For Florida Presbyterian College (now Eckerd College) he did three productions: Benjamin Britten’s “Burning Fiery Furnace” and “Curlew River’, as well as Handel’s “Acis and Galatea”.
At Yale University Siena directed Britten’s “Rape of Lucretia”, and a program of operatic scenes for Yale’s Norfolk Festival. He has also done productions of “Il Tabarro” and “The Old Maid and the Thief” for his opera workshop in Westchester, New York.
For the Santa Fe Opera Apprentice Program Professor Siena has directed scenes from “Lohengrin,” “Carmen” and “Don Carlo.” More recently he directed “L’Elisir d’Amore” for the Pacific Opera Institute and the Bear Valley Music Festival.
Here at the University of Illinois Jerold Siena completely revamped the opera training program, creating the Opera Studio, which is now part of Lyric Theatre. . In addition to his staging of Hugo Wolf’s “Italienisches Liederbuch” professor Siena is remembered for his recent production of “Il Barbiere di Siviglia”, his moving production of “Madama Butterfly” and the “Jerry Hadley Memorial Concert” which he conceived and directed, conducted by Eduardo Diazmunoz, with the participation of Siena’s operatic colleagues, Frederica von Stade, Elizabeth Futral, Thomas Hampson, Samuel Ramey and Richard Leech.
Professor Siena was appointed founding Artistic Administrator of Lyric Theatre@Illinois in the Spring of 2014. He has been exclusively on the voice faculty since the spring of 2015.
Most recently Siena directed Lyric Theatre@Illinois’ production of “L’Elisir d’Amore” to public and critical acclaim.
Teaching Philosophy
How do you get from Champaign/Urbana to the stage of the Metropolitan Opera? The old joke says: “practice, man, practice!” I believe that serious vocal study demands an understanding of all the elements and influences that are contained in the music that we sing. The first element is, of course, a flawless vocal technique, one that insures vocal health, longevity, and the ability to express the most subtle and also the most dramatic meanings of a song or aria. Each piece contains within it not only the notes on the page, but the meaning behind the music, within its proper historical and stylistic context and expressed with idiomatic diction and a complete understanding of the text and/or operatic character portrayed.

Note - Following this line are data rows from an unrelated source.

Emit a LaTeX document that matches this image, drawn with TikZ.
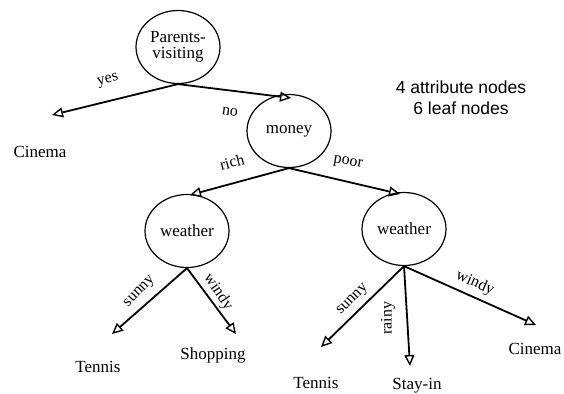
\documentclass[tikz,border=0pt]{standalone}
\usepackage{fontspec}
\setmainfont{Liberation Serif}
\setsansfont{Liberation Sans}
\usetikzlibrary{arrows.meta,shapes.geometric}
\begin{document}
\begin{tikzpicture}[x=1pt,y=-1pt,
  attr/.style={draw,ellipse,line width=1.2pt,minimum width=84pt,minimum height=73pt,inner sep=0pt,font=\fontsize{17}{19}\selectfont,align=center},
  leaf/.style={font=\fontsize{17}{19}\selectfont},
  lbl/.style={font=\fontsize{16}{18}\selectfont,inner sep=0pt},
  branch/.style={line width=1.8pt,-{Triangle[open,length=11pt,width=10pt,line width=1.4pt]}}]
\useasboundingbox (0,0) rectangle (564,393);
\node[attr] (pv) at (178,47) {Parents-\\[-3pt]visiting};
\node[attr] (money) at (289,131) {money};
\node[attr] (wl) at (187,231) {weather};
\node[attr] (wr) at (404,229) {weather};
\coordinate (tc1) at (52,115);
\coordinate (tm) at (291,98);
\coordinate (twl) at (190,195);
\coordinate (twr) at (400,194);
\coordinate (tt1) at (112,334);
\coordinate (ts) at (236,334);
\coordinate (tt2) at (321,347);
\coordinate (tst) at (410,366);
\coordinate (tc2) at (536,325);
\node[leaf] (c1) at (40,152) {Cinema};
\node[leaf] (t1) at (98,367) {Tennis};
\node[leaf] (sh) at (213,355) {Shopping};
\node[leaf] (t2) at (316,383) {Tennis};
\node[leaf] (st) at (417,386) {Stay-in};
\node[leaf] (c2) at (535,349) {Cinema};
\draw[branch] (pv.south) -- (tc1);
\draw[branch] (pv.south) -- (tm);
\draw[branch] (money.south) -- (twl);
\draw[branch] (money.south) -- (twr);
\draw[branch] (wl.south) -- (tt1);
\draw[branch] (wl.south) -- (ts);
\draw[branch] (wr.south) -- (tt2);
\draw[branch] (wr.south) -- (tst);
\draw[branch] (wr.south) -- (tc2);
\node[lbl,rotate=14] (lyes) at (108,81) {yes};
\node[lbl,rotate=-8] (lno) at (230,112) {no};
\node[lbl,rotate=14] (lrich) at (232,162) {rich};
\node[lbl,rotate=-11] (lpoor) at (348,163) {poor};
\node[lbl,rotate=46] (ls1) at (140,292) {sunny};
\node[lbl,rotate=-56] (lw1) at (218,292) {windy};
\node[lbl,rotate=45] (ls2) at (353,300) {sunny};
\node[lbl,rotate=90] (lr) at (388,318) {rainy};
\node[lbl,rotate=-24] (lw2) at (475,283) {windy};
\node[font=\sffamily\fontsize{17.5}{21}\selectfont,align=center] (note) at (461,98) {4 attribute nodes\\6 leaf nodes};
\end{tikzpicture}
\end{document}
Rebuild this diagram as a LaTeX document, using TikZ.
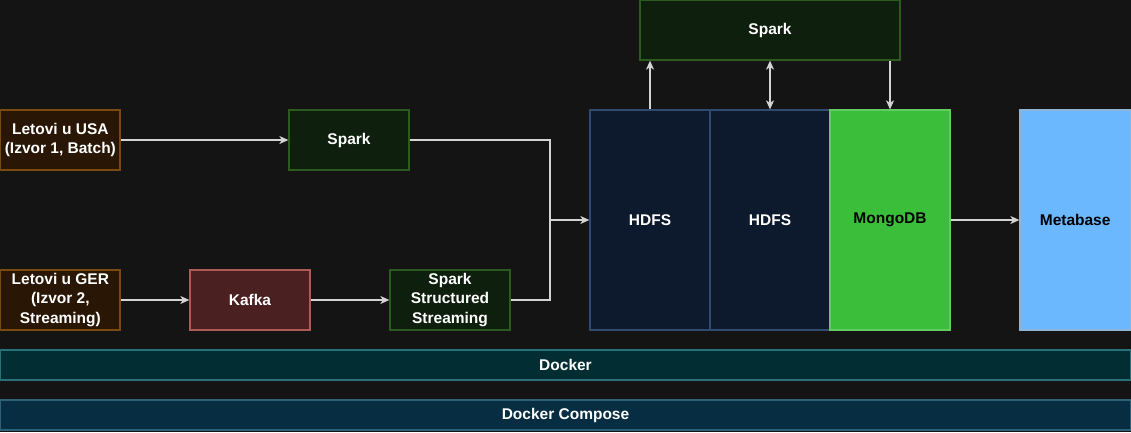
\documentclass[tikz,border=0pt]{standalone}
\usepackage{fontspec}
\setmainfont{Liberation Sans}
\usetikzlibrary{arrows.meta}
\definecolor{bg}{HTML}{141414}
\definecolor{srcfill}{HTML}{2A1604}
\definecolor{srcdraw}{HTML}{7A4A12}
\definecolor{kfill}{HTML}{4A2020}
\definecolor{kdraw}{HTML}{B05A58}
\definecolor{spfill}{HTML}{0F1F0E}
\definecolor{spdraw}{HTML}{2D5A1E}
\definecolor{hfill}{HTML}{0D192C}
\definecolor{hdraw}{HTML}{304A70}
\definecolor{mfill}{HTML}{3BBF3B}
\definecolor{mdraw}{HTML}{62CC62}
\definecolor{mbfill}{HTML}{6BB8FF}
\definecolor{mbdraw}{HTML}{90B4D8}
\definecolor{dfill}{HTML}{022E33}
\definecolor{ddraw}{HTML}{2A7078}
\definecolor{dcfill}{HTML}{062D42}
\definecolor{dcdraw}{HTML}{2F6078}
\definecolor{arr}{HTML}{D4D4D4}
\tikzset{
  box/.style={draw, line width=1.3pt, inner sep=0pt, align=center, text=white,
    font=\fontsize{15.5}{19.5}\selectfont\bfseries},
  conn/.style={draw=arr, line width=1.3pt, -{Stealth[length=9pt,width=8pt,inset=2.5pt]}},
  conn2/.style={draw=arr, line width=1.3pt, {Stealth[length=9pt,width=8pt,inset=2.5pt]}-{Stealth[length=9pt,width=8pt,inset=2.5pt]}},
  plain/.style={draw=arr, line width=1.3pt}
}
\newcommand{\bx}[7]{% name, x1,y1,x2,y2, style, text
  \node[box,#6,minimum width={(#4-#2)*1pt},minimum height={(#5-#3)*1pt}] (#1) at ({(#2+#4)/2},{-(#3+#5)/2}) {#7};}
\begin{document}
\begin{tikzpicture}[x=1pt,y=1pt]
\fill[bg] (0,0) rectangle (1131,-432);
\useasboundingbox (0,0) rectangle (1131,-432);
\bx{usa}{0.7}{110}{120}{170}{fill=srcfill,draw=srcdraw}{Letovi u USA\\(Izvor 1, Batch)}
\bx{ger}{0.7}{270}{120}{330}{fill=srcfill,draw=srcdraw}{Letovi u GER\\(Izvor 2,\\Streaming)}
\bx{kafka}{190}{270}{310}{330}{fill=kfill,draw=kdraw}{Kafka}
\bx{spark1}{289}{110}{409}{170}{fill=spfill,draw=spdraw}{Spark}
\bx{sss}{390}{270}{510}{330}{fill=spfill,draw=spdraw}{Spark\\Structured\\Streaming}
\bx{spark2}{640}{0.7}{900}{60}{fill=spfill,draw=spdraw}{Spark}
\bx{hdfs1}{590}{110}{710}{330}{fill=hfill,draw=hdraw}{HDFS}
\bx{hdfs2}{710}{110}{830}{330}{fill=hfill,draw=hdraw}{HDFS}
\bx{mongo}{830}{110}{950}{330}{fill=mfill,draw=mdraw,text=black}{MongoDB}
\bx{meta}{1020}{110}{1130.3}{330}{fill=mbfill,draw=mbdraw,text=black}{Metabase}
\bx{docker}{0.7}{350}{1130.3}{380}{fill=dfill,draw=ddraw}{Docker}
\bx{compose}{0.7}{400}{1130.3}{430}{fill=dcfill,draw=dcdraw}{Docker Compose}
\coordinate (j) at (550,-220);
\draw[conn] (usa.east) -- (spark1.west);
\draw[conn] (ger.east) -- (kafka.west);
\draw[conn] (kafka.east) -- (sss.west);
\draw[plain] (spark1.east) -| (j);
\draw[plain] (sss.east) -| (j);
\draw[conn] (j) -- (hdfs1.west);
\draw[conn] (hdfs1.north) -- (hdfs1.north |- spark2.south);
\draw[conn2] (hdfs2.north) -- (hdfs2.north |- spark2.south);
\draw[conn] (spark2.south -| mongo.north) -- (mongo.north);
\draw[conn] (mongo.east) -- (meta.west);
\end{tikzpicture}
\end{document}
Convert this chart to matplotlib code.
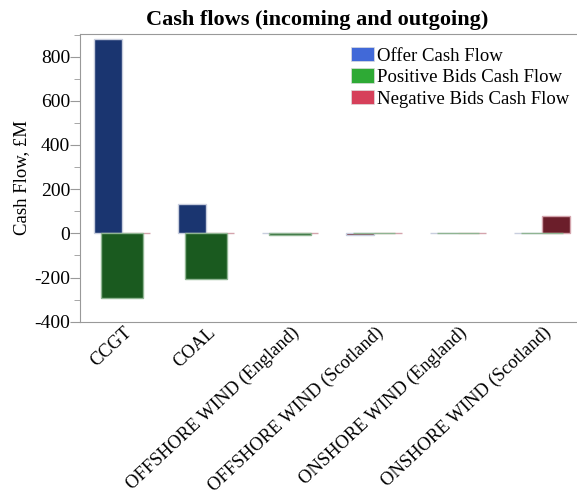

Our goal is ultimately a performance in which the singer seems to have written the music himself, a spontaneous outpouring of soul and intellect which inspires audience members to a new awareness of their humanity and their place in the world.
Education
Studied at the Mannes College in New York, the Marlboro Festival School, and the Berkshire Music Center Opera Program. Artist Diplomas from the Accademia Chigiana in Siena, Italy, and the Accademia di Santa Cecilia in Rome.